The image of Laocoon and the image of the crucifixion are parallel In as much as both depict God-Man, and Priest-man breaking with set laws and rules of obedience to pass through death to forge a new way for mankind. Laocoon sees the trojan horse as a trap urging his fellow trojans not take it in. he is of the old Hierophant system whose allegiance is to the gods and their wishes. The gods wish that mankind develops an individuality, and so must the Athenians triumph over the Persians. But Laocoon is disobedient and as such, contrary to his landsmen, the Persians, is an individual, with an individual ego. Because of this he suffers the fate of being an outcast, and traitor, and must see his world crumble and perish.
But my work there is no anguish and in fact there isn’t much anguish in the original, indeed recent debate points to the furrowed brow of Laocoön as being at odds with what is physiologically possible- there is on his brow a state of surrender and calm at the moment that death is accepted . look to at the body of the son on the left is there not a hint of the dead christ on Maria’s lap in the Pieta of Michelangelo is there not the equipoise of Donatellos David?
So the whole feeling of this work ist he calm acceptance of death as a portal to salvation.
But to my work, i am not trying to take up the religious theme, rather my process is rather a mystery to me. I wanted to do a large work, and we have a pond and lots of dragonflies they often end their lives with their wings worn and useless seeking warmth on the windowsill of my large studio. sometimes their thorax is cocked to one side and i saw the image of the crucifix and the image of Anton Gormley’s Angel of the North and as i set to do a dragonfly i thought of the rigid industrialised wings of Gormley’s angel, and i thought of death, and i started to make. I didn’t think of Laocoon at first, i thought of the dragonfly and crucifix, but as i worked on the thorax and the wings it was clear that, as it was made of plywood, ( i was reading about the British fighter-plane, the mosquito, also constructed of plywood with struts and fuselage rings of steam-bent wood and also looking at images of crashed planes with their fuselages/Thoraxes and wings bent at odd angles) I would make it as if it were also Constructed and flown. Somehow i thought, „but surely that is Laocoon! And it hangs there as if presented as a decoy or Model hiding something mechanical; indeed a trojan horse.

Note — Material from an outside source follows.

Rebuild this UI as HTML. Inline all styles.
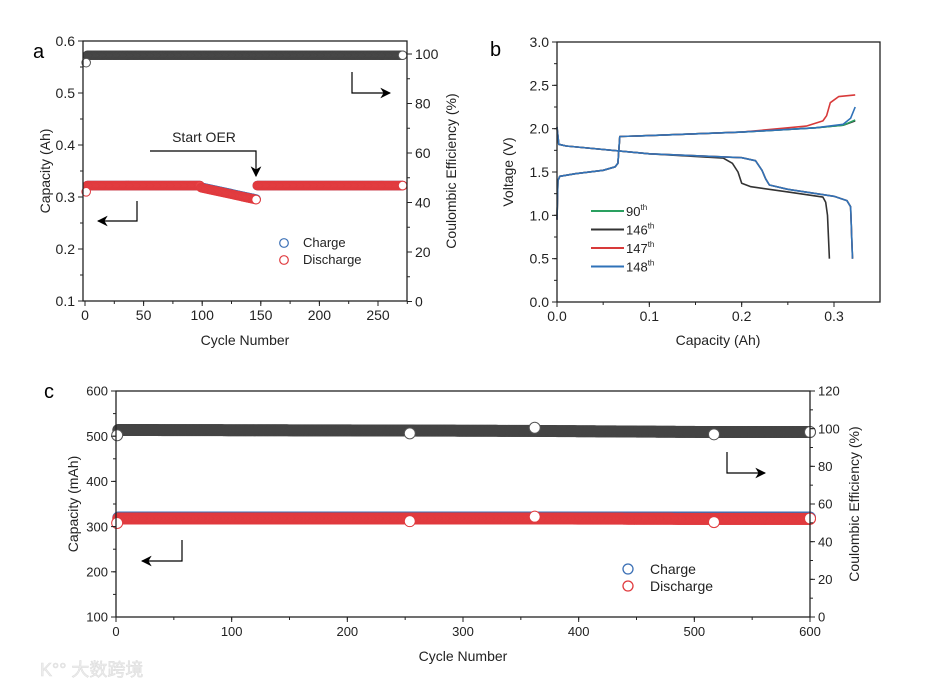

So where does my interpretation differ? Well, Firstly it is an exploded projection, view the group is not interwoven but seperate. and of course we have no depiction of human figures, but rather it is in the humorous rendering of the two sons; the two „Wormshoe Sons“ I believe they have a wonderful doleful pathos about them. It is as if they are the watchers but they have the emotion, they have the heart that the central dragonfly crashed angel and the snakes don’t have. I feel they are the speakers for my reality my true state after i have left this mortal coil?
They are more than just a little kidney and heart shaped, but they also look a little like boots with a collar but as if the foot isn’t in the shoe, and the shoe is a remembrance? Perhaps one should leave it undecided.